Air Controller’s Mutiny in Brazil Shuts All Airports in the Country

Passengers stuck in Brazilian airports wait for end of negotiations An unprecedented rebellion by Brazil's air traffic controllers, most of them military, paralyzed this Friday, March 30, all 49 commercial airports in the country. According to Infraero, Brazil's airport authority, no plane was being allowed to take off. The air control towers were only letting incoming air traffic.

The rebellious flight controllers told the Cindacta-1 (Brazilian capital Brasí­lia central control tower) brass that their strike would continue and all incoming and outgoing traffic would stop entirely until the authorities negotiated with them. The work stoppage  started at 6:44 pm in Brasí­lia.

Cindacta-1 is an important control center, which monitors flights for the most important air hubs in the country in the states of São Paulo, Rio de Janeiro, Minas Gerais, Goiás, Espí­rito Santo, among others. The controllers' action left thousands of passengers stranded in airports.

With President Luiz Inácio Lula da Silva out of the country for a meeting with Bush this weekend in Camp David, acting president José Alencar, rushed back from Belo Horizonte to Brasí­lia. He only was able to fly after getting special clearance from the Air Force leadership.

Still on the air on his way to Washington, Lula intervened in the crisis to avoid that some air controllers be taken to jail as was the Air Force top command's wish.

The Military Public Prosecutor's Office had already issued arrest orders against 18 flight controllers, who were charged with mutiny. The Justice Military prosecutor, Ione de Souza Cruz, was on her way to make the arrests when came word that Lula had decided that they should negotiate with the insubordinate controllers.

It was already Saturday, when the Brazilian government announced that it had reached an agreement with the controllers. Apparently they won all their main demands including no punishment for the rebels and a demilitarization – at least partial -  of the sector. The government also promised to raise their salaries.

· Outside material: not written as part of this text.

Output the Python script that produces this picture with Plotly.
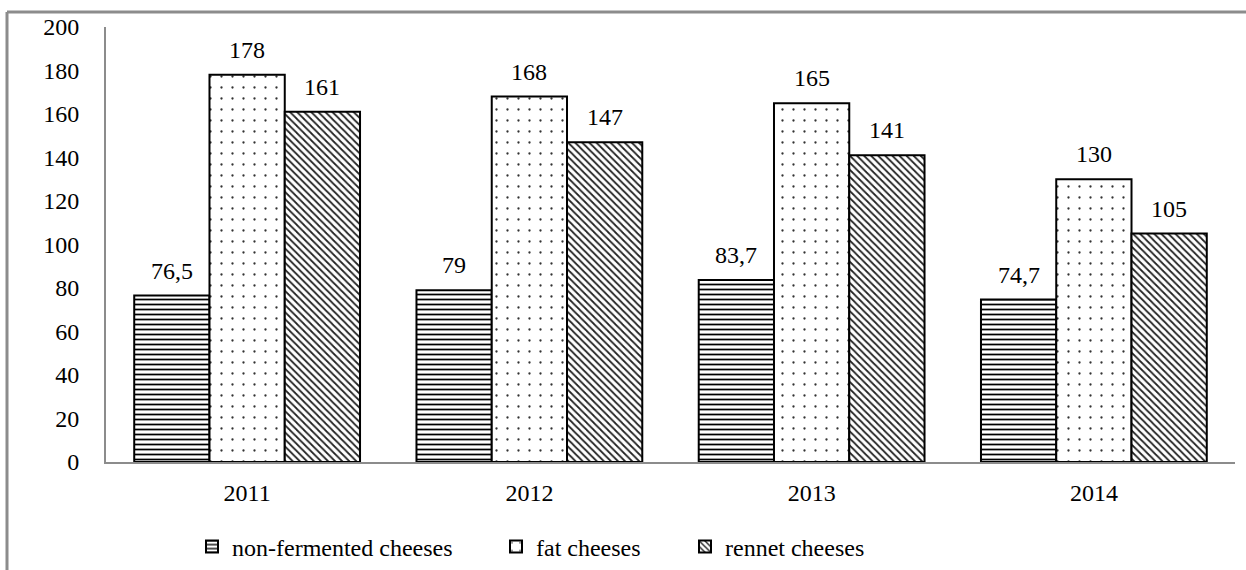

Brazilian Planning Minister, Paulo Bernardo, arrived at the Cindacta-1's headquarters to negotiate with the controllers and try to get them back to work at about 11 pm. He was accompanied by brigadier Ramon Cardoso, the Air Force's Air Space Control Department director.

Besides the Air Force Commander, Juniti Saito, other ministers got involved in the negotiations including Social Communication's Minister, Franklin Martins; Institutional Security Minister, Jorge Armando Félix and the presidency's Chief of Staff, Gilberto Carvalho.

Among the controllers' demands were better working conditions, higher wages and the category's demilitarization. About 80% of the country's air controllers are military men today.

The rebellion started Friday morning, as a response to the transfer of sergeant Edleuzo Souza Cavalcanti, an air-controller leader, from Brasí­lia to Santa Maria in the southern state of Rio Grande do Sul. To protest this relocation over 100 of his colleagues at Cindacta -1, Brasí­lia's air control center, went into a hunger strike. In Mato Grosso state a group of air controllers soon joined the movement staging a work to rule campaign.

Flying in Brazil has been problematic since September 29 when a Boeing 737 collided with a Legacy executive jet killing all 154 passengers and crew aboard the Boeing over the Amazon rainforest. Since then Brazil has faced several chaotic situations in the airports during times of increased air traffic like All Souls Day holiday, Christmas and Carnaval.

Defense Minister, Waldir Pires, said Friday afternoon that a democratic state could not become hostage of anybody. "There is no negotiation with the controllers," he stated at the time, while saying that he recognized that their demands were "legitimate." It just took a few hours before his no-negotiation warning was trampled by the facts.